Crony Capitalism, “an economy in which success in business depends on close relationships between business people and government officials”, gets a boost from the poor economic conditions, dysfunction in Congress and with the President and a lack of clarity on many economic issues. Once thought to be a Republican interest group, business executives are now currying specific industry favors from the Democrat establishment.

This article from Bloomberg BusinessWeek, CEOs can’t get enough of the Capital, illustrates how executives are showing up to protect their investments with expert industry insights and to help design government programs that benefit their companies.

A few comments from the article:

At the height of his NBA career, Michael Jordan rebuffed a Democratic candidate for the U.S. Senate who was seeking his endorsement. “Republicans buy sneakers, too,” Jordan famously explained. Chief executives have typically come to the same conclusion: Getting involved in Washington politics is ultimately bad for business. Better to keep your distance and hire a team of lobbyists.

At least that used to be the prevailing opinion.
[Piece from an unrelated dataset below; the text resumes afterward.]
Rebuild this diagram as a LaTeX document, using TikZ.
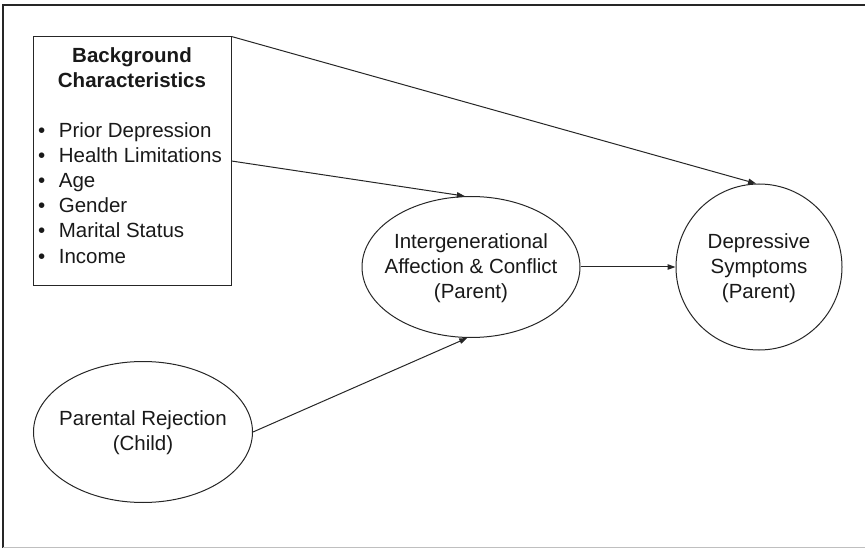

Over the past few weeks, more than 20 CEOs, including Warren Buffett of Berkshire Hathaway (BRK/A), Lloyd Blankfein of Goldman Sachs (GS), Brian Moynihan of Bank of America (BAC), Michael Duke of Wal-Mart Stores (WMT), and Ursula Burns of Xerox (XRX), have visited the White House to press President Obama or his top aides on the urgency of raising the debt ceiling and warn of the economic calamity that will ensue if the U.S. defaults.

CEOs are also showing up more regularly on Capitol Hill. The combination of dysfunction in Congress and increased federal involvement in the economy since the financial crisis has led executives of companies large and small to personally press their case with members and regulators.

A lack of clarity on corporate taxation, regulation, health care, and energy lies behind this change of heart: 82 percent of investors had a negative view of how Washington makes, or doesn’t make, decisions. “In every area I cover, there are industry-specific issues where a CEO could help their company’s bottom line simply by helping to create an environment of stability,” says Andrew Meister, an equity analyst at Thrivent Financial for Lutherans in Appleton, Wis. “The large budgetary and debt-ceiling issues create a terrible climate of uncertainty, but at the micro level of industry structure—Where do you locate a plant? What is the regulatory environment for a fuel like coal going to be?—you have the same thing going on.”